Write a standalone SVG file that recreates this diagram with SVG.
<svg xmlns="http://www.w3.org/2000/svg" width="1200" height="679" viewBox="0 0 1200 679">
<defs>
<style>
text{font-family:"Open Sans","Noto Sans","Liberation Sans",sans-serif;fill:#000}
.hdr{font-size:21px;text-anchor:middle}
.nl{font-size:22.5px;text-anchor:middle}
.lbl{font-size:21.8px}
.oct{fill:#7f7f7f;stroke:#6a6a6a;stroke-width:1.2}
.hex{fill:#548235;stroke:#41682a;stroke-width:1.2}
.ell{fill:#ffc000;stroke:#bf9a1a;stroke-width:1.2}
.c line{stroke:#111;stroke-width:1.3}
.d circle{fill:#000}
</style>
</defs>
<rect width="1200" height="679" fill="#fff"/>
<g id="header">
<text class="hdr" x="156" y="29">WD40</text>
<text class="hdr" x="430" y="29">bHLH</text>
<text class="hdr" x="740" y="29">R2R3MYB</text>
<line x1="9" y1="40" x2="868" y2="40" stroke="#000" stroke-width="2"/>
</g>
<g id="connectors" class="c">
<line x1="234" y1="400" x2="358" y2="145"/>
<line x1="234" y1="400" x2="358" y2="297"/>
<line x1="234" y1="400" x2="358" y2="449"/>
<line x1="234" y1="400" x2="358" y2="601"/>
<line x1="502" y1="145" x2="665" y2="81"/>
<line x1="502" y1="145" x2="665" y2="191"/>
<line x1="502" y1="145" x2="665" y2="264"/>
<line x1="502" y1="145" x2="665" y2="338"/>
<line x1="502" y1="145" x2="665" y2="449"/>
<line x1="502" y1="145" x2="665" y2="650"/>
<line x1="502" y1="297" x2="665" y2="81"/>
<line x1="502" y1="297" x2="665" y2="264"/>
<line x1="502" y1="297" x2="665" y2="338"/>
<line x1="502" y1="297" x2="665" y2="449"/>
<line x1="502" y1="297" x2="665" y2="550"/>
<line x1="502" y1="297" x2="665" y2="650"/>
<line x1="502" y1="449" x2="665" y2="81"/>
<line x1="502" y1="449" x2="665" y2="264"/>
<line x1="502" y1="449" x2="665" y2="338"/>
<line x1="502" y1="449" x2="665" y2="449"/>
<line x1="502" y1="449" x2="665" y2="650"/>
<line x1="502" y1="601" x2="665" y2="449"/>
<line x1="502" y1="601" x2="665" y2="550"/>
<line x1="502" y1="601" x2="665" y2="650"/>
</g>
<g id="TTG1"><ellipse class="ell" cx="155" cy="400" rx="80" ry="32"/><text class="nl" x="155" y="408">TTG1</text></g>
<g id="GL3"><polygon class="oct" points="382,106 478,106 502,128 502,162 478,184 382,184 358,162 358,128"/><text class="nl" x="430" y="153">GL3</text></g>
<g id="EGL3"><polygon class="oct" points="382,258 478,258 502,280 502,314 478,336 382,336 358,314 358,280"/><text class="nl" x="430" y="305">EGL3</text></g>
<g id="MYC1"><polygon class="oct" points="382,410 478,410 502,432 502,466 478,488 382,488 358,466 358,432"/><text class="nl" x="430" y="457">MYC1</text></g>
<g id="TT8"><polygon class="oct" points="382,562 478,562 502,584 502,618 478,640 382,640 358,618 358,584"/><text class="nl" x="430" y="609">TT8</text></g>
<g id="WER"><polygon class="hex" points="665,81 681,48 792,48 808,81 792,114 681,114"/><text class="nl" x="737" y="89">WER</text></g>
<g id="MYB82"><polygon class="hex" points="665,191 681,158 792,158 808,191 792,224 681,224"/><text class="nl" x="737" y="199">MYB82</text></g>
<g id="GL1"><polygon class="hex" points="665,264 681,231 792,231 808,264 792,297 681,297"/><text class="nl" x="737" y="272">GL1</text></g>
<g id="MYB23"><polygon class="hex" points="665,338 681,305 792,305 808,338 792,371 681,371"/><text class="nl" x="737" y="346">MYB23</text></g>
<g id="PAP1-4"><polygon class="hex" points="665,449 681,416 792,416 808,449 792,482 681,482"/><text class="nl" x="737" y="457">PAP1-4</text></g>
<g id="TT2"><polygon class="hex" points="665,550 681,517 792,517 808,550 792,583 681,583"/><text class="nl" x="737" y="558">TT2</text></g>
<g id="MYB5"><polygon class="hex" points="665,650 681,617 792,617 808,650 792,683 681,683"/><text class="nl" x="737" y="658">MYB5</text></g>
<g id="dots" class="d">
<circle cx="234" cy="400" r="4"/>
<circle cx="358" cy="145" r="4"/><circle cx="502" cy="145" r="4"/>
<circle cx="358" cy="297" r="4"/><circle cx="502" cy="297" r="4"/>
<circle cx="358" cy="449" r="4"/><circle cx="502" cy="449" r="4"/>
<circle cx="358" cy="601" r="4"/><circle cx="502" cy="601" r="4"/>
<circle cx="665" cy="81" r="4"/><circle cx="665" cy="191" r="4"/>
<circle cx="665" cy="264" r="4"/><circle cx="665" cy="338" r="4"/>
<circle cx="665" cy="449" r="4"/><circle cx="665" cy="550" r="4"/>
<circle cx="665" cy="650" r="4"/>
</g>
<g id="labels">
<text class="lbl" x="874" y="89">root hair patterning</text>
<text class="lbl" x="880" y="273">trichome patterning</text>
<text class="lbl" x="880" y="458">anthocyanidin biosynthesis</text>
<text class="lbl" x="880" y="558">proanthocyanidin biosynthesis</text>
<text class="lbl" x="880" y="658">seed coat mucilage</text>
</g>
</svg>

...

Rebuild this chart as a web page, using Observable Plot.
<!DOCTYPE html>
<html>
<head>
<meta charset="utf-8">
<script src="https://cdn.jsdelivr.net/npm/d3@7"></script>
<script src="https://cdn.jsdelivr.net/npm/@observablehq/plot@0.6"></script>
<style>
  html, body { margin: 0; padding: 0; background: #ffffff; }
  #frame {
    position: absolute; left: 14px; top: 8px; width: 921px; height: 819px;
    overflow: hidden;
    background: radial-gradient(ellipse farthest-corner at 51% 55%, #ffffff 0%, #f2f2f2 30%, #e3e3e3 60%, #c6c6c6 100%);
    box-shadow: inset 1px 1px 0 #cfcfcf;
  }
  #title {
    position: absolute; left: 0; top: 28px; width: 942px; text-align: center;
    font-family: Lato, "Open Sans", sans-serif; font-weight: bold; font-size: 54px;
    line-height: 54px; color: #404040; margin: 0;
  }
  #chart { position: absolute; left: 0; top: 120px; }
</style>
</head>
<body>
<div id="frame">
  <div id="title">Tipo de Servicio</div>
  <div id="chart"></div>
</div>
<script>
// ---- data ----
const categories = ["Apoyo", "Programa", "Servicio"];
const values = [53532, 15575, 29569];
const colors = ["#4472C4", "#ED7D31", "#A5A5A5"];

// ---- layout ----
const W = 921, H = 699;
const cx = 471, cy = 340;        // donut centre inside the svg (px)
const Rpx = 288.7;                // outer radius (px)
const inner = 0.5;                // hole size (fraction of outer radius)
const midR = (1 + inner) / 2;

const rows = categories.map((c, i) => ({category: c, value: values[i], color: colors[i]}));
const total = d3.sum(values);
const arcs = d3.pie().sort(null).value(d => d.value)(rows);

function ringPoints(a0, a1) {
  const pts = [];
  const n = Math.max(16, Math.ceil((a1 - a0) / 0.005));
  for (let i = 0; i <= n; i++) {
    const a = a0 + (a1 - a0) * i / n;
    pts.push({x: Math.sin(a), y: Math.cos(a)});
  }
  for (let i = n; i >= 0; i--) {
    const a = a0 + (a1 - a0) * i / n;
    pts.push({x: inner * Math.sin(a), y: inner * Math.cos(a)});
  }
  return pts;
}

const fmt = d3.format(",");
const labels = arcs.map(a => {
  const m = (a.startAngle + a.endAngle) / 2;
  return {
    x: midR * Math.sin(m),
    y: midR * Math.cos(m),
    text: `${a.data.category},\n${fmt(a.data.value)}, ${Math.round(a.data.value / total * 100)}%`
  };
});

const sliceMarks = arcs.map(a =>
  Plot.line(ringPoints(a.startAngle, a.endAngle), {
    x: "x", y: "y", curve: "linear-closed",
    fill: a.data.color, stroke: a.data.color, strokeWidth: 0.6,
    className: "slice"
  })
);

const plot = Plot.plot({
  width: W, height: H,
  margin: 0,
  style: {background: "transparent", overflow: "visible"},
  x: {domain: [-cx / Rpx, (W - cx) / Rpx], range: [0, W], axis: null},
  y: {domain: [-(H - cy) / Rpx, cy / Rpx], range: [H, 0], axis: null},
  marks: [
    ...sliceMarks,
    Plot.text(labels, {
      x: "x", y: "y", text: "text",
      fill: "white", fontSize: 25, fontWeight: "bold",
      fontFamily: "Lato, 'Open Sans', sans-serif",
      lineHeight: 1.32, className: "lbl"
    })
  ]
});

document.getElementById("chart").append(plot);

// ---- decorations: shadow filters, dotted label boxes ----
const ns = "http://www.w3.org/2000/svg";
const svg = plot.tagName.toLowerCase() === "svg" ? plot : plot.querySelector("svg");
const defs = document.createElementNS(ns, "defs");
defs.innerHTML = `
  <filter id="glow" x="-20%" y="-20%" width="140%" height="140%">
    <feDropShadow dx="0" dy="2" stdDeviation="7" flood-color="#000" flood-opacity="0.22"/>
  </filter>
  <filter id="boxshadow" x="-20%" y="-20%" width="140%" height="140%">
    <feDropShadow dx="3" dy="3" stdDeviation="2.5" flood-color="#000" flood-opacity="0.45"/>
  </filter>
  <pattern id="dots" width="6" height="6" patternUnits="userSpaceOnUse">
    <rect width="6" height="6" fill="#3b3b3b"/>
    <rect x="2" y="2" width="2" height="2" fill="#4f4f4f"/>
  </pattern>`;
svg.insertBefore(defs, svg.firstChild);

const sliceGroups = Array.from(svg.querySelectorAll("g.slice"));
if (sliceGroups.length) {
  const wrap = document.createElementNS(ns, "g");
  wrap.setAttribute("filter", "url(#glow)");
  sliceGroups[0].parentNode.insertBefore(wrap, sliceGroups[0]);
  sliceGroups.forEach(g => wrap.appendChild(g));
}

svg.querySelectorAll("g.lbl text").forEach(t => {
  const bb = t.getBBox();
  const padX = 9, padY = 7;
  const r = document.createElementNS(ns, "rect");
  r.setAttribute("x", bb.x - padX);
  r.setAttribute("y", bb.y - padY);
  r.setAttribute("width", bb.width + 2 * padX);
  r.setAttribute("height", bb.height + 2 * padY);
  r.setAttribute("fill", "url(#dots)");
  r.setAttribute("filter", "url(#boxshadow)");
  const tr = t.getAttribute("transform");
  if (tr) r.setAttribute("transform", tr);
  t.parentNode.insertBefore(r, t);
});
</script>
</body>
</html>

==

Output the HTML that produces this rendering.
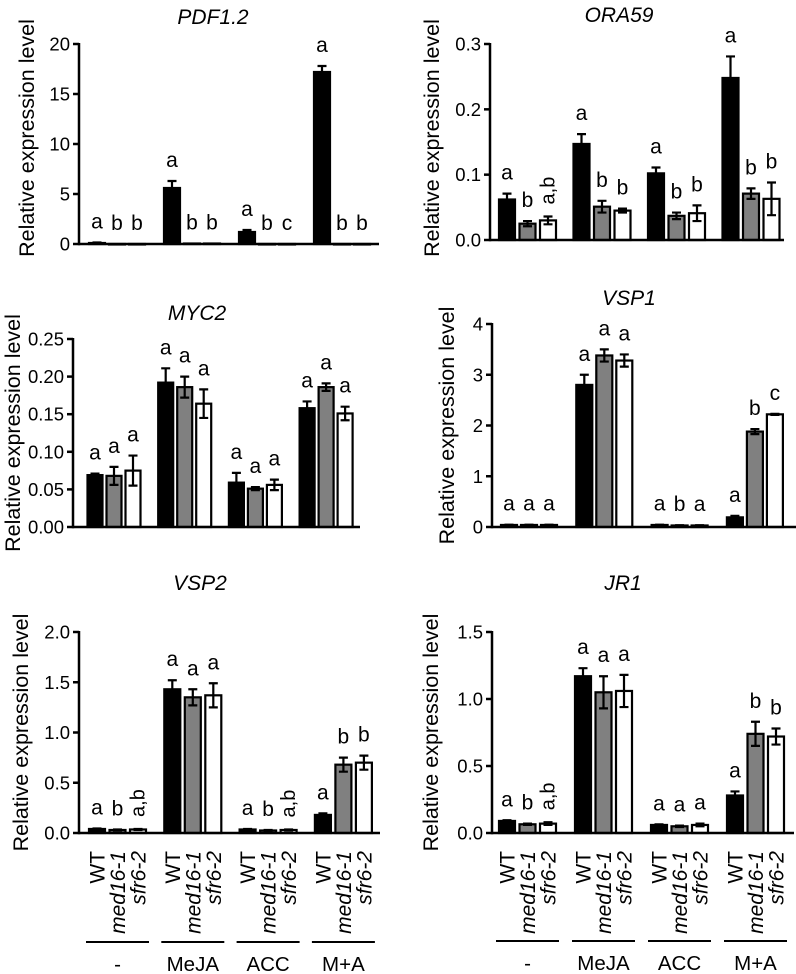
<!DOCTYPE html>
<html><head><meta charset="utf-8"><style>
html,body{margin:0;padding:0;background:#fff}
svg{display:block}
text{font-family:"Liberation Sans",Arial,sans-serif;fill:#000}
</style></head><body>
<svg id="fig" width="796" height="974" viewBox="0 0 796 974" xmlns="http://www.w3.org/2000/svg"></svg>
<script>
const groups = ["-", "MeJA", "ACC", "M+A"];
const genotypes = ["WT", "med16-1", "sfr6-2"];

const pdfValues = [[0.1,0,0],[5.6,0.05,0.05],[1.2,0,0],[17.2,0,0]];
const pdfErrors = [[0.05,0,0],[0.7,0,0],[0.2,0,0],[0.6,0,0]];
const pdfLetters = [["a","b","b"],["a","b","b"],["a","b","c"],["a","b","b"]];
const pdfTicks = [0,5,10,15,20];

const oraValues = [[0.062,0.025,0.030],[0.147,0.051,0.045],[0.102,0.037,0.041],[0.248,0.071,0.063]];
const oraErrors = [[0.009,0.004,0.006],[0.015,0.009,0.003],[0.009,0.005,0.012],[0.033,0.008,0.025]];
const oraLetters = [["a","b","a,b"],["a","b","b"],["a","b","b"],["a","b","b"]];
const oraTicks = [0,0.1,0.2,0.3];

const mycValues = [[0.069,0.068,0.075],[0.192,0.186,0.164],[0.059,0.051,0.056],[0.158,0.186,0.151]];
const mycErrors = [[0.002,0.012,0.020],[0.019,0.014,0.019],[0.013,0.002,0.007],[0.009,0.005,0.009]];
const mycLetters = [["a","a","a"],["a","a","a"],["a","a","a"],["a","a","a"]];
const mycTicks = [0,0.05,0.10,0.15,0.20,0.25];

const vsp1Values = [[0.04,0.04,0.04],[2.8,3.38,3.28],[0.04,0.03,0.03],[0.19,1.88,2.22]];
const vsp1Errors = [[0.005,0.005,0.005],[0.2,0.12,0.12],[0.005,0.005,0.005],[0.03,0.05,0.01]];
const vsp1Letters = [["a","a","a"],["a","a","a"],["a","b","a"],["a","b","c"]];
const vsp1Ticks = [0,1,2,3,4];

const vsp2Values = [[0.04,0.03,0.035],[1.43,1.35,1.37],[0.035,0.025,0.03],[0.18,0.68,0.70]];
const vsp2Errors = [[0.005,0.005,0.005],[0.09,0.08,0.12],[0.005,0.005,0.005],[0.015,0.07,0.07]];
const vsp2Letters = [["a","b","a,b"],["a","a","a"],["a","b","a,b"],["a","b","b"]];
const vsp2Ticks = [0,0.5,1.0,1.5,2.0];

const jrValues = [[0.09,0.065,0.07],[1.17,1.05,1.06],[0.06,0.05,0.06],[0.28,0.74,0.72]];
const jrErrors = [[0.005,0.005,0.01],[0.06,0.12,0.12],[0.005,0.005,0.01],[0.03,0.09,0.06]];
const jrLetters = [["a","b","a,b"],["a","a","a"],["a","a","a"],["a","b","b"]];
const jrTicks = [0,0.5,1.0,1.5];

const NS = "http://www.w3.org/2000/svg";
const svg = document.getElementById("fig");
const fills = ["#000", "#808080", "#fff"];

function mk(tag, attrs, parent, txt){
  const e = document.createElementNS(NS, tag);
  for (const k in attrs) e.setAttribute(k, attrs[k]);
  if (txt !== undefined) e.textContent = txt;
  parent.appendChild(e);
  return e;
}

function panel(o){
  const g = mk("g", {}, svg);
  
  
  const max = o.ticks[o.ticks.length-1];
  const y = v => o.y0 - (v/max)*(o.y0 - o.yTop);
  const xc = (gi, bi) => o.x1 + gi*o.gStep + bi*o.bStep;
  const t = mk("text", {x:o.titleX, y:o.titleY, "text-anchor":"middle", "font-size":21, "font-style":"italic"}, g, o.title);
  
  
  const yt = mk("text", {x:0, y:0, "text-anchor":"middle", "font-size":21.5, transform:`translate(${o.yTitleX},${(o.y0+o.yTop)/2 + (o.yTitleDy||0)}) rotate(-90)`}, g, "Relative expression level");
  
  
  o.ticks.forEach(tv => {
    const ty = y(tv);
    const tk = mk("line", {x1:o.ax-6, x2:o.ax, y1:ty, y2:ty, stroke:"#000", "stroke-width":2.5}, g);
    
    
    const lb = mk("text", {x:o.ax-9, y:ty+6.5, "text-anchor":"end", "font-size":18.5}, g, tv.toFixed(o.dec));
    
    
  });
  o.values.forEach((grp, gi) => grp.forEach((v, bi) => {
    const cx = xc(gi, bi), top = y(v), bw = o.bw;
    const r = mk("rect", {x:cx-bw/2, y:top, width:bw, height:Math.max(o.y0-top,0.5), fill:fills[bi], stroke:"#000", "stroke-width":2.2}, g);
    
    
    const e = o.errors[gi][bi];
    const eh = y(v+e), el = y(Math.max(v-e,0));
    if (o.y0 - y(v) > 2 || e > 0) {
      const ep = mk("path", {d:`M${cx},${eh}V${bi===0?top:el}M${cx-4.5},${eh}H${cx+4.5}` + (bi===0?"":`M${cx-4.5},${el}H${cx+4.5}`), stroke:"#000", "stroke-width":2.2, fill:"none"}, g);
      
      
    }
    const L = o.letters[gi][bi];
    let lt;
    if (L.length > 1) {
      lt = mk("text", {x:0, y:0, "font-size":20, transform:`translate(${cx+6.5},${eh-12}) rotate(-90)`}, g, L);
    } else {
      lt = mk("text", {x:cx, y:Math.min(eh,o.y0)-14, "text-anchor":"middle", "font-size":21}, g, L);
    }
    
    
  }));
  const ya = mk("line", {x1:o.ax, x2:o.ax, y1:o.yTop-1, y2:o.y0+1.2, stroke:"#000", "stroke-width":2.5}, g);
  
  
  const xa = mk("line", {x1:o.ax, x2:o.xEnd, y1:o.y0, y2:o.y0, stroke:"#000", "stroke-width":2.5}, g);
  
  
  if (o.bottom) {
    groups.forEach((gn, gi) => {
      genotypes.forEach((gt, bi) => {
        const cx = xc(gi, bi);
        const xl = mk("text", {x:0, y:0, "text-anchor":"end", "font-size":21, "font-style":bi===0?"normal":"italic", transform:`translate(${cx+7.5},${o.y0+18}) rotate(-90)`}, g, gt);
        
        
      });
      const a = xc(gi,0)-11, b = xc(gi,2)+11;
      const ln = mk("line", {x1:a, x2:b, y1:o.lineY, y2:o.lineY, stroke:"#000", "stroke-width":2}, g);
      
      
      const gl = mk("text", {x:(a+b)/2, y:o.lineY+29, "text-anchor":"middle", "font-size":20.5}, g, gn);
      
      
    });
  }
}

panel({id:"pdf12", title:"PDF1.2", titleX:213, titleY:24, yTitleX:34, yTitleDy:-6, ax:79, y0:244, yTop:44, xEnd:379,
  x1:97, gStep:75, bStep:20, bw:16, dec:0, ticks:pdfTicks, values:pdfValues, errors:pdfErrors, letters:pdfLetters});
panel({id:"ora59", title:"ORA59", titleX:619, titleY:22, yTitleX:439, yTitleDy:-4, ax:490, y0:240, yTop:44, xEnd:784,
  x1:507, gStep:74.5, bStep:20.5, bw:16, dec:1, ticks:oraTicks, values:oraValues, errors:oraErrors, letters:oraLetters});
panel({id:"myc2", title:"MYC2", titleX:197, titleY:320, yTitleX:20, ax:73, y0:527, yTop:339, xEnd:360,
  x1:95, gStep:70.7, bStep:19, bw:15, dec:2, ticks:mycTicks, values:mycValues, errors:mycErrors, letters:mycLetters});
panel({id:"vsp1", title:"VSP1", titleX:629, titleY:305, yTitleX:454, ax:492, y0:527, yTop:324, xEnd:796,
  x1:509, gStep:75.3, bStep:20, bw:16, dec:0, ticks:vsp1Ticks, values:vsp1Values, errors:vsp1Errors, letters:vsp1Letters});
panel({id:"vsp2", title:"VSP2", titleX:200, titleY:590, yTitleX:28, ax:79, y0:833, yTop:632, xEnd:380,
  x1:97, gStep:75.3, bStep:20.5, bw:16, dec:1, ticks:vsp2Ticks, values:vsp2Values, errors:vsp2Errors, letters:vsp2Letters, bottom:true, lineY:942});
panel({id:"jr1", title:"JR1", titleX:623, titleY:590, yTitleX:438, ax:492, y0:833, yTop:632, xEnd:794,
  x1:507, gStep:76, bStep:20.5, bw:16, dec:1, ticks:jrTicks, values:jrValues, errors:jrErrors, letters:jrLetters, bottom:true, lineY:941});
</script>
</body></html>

● WHAT IS BEING ASKED:
Check each line above for the word "this", and copy the lines where it appears.

● WORKED SOLUTION:
Write a standalone SVG file that recreates this diagram with SVG.
Rebuild this chart as a web page, using Observable Plot.
Output the HTML that produces this rendering.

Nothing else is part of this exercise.